Zunächst war das Ziel 2020, jetzt haben wir es auf Bundesebene auf das Jahr 2030 hochgesetzt, und bis 2050 wollen wir ihn auf netto null setzen. Ich vermute, wenn wir so weitermachen wie bisher, werden wir es nie schaffen, werden wir nie zu diesem Ziel kommen.

Ich erlebe den Umgang mit Grund und Boden gerade auch in den Regionalplänen; selbst da gibt es eine Art Dezemberfieber. Wenn die Planungsperiode zu Ende geht, schaut jede Kommune noch einmal, wie viel noch zur Verfügung steht, was noch gemacht werden darf, und zwar in dem Wissen, dass diese Fläche bei der nächsten Planungsperiode abgezogen wird, wenn sie nicht verbraucht wurde.

Daher ist es sinnvoll, sie zu verbrauchen. Es gibt keinen Anreiz für eine Kommune, tatsächlich Fläche zu sparen.
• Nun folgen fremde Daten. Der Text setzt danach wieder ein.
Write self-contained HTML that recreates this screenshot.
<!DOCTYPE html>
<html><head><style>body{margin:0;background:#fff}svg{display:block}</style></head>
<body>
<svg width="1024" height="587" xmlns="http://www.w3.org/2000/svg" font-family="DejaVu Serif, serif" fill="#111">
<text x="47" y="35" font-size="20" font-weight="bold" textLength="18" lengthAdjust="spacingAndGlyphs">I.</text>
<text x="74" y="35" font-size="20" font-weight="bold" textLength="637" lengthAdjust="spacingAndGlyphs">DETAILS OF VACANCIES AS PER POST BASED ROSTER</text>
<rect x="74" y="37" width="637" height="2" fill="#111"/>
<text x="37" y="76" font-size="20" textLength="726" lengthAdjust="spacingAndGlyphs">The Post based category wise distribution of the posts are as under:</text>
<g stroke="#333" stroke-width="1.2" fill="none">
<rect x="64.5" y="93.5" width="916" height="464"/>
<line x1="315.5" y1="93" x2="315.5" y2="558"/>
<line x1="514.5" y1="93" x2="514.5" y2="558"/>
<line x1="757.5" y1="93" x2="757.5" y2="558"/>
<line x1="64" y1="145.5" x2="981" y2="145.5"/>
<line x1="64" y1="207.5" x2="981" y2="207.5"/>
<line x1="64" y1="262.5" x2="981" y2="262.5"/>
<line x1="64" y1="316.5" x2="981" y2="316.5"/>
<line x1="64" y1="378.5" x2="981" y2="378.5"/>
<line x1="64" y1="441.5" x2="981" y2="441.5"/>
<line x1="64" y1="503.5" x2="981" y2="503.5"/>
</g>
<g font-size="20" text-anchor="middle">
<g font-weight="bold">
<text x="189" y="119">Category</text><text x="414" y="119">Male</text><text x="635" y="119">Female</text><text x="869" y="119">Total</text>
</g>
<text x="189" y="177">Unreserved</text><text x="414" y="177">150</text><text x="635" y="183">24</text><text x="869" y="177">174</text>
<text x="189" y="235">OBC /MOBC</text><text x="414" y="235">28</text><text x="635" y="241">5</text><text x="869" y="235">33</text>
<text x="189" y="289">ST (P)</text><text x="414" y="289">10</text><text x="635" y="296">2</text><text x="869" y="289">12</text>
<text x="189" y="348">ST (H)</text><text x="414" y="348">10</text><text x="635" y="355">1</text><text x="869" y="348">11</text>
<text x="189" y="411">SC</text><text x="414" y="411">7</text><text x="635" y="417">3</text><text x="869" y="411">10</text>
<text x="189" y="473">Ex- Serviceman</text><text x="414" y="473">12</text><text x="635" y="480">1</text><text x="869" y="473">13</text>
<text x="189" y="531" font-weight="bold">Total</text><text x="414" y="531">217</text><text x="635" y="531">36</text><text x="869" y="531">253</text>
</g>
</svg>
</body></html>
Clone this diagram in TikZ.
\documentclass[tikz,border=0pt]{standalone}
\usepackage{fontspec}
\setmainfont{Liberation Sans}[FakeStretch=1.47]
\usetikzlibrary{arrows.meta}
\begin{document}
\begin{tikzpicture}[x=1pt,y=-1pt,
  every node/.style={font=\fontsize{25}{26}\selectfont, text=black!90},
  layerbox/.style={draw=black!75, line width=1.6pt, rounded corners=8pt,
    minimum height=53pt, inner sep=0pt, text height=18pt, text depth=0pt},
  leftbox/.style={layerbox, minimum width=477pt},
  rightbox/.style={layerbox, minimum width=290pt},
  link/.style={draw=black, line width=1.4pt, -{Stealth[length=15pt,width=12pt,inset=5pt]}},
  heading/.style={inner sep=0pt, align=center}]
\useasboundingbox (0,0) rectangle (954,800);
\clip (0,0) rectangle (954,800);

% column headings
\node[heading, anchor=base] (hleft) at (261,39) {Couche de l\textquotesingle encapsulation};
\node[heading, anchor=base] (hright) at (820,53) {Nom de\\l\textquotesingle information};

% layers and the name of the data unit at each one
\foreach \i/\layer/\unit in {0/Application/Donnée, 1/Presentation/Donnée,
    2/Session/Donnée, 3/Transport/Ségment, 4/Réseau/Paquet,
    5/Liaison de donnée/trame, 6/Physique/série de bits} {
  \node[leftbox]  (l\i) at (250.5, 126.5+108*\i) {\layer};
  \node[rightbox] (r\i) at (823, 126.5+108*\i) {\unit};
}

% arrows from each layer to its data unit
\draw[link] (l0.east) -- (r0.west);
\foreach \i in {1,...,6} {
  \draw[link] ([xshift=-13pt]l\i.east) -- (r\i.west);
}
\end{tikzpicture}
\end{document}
Es ist immer sinnvoller, noch ein Gewerbegebiet auszuweisen. Davon müssen wir weg.

Die Kernforderung unseres Antrags ist, ein Planzeichen in der Landesplanung für landwirtschaftliche Fläche einzuführen, damit sie endlich einen Wert erhält und wir somit von diesem Freiflächengedanken wegkommen. Landwirtschaftliche Fläche hat einen Wert, der gegenüber einer Umnutzung bzw. einer Umwandlung in Gewerbeflächen ordentlich abzuwägen ist.

Warum Baumärkte, warum alle Gewerbegebiete ihre Parkplätze nicht auf oder unter den Gebäuden haben können, sondern daneben, ist für mich unerklärlich. Ich verstehe überhaupt nicht, warum das so gemacht wird. Das wäre alleine schon eine kleine Möglichkeit, um zu einer Veränderung zu kommen.

Wir haben noch einige weitere Forderungen im Antrag aufgelistet. Ich denke, dass wir alle zusammen deutlich mehr machen müssen,

(Vizepräsidentin Angela Freimuth zeigt das Ende der Redezeit an.)

um die Landwirtschaftsfläche endlich zu schützen und um der Erwartung, die Bäuerinnen und Bauern an uns haben, gerecht zu werden, wenn wir tatsächlich zusammen das Ziel haben, den Flächenverbrauch in diesem Bundesland endlich zu reduzieren. – Vielen Dank.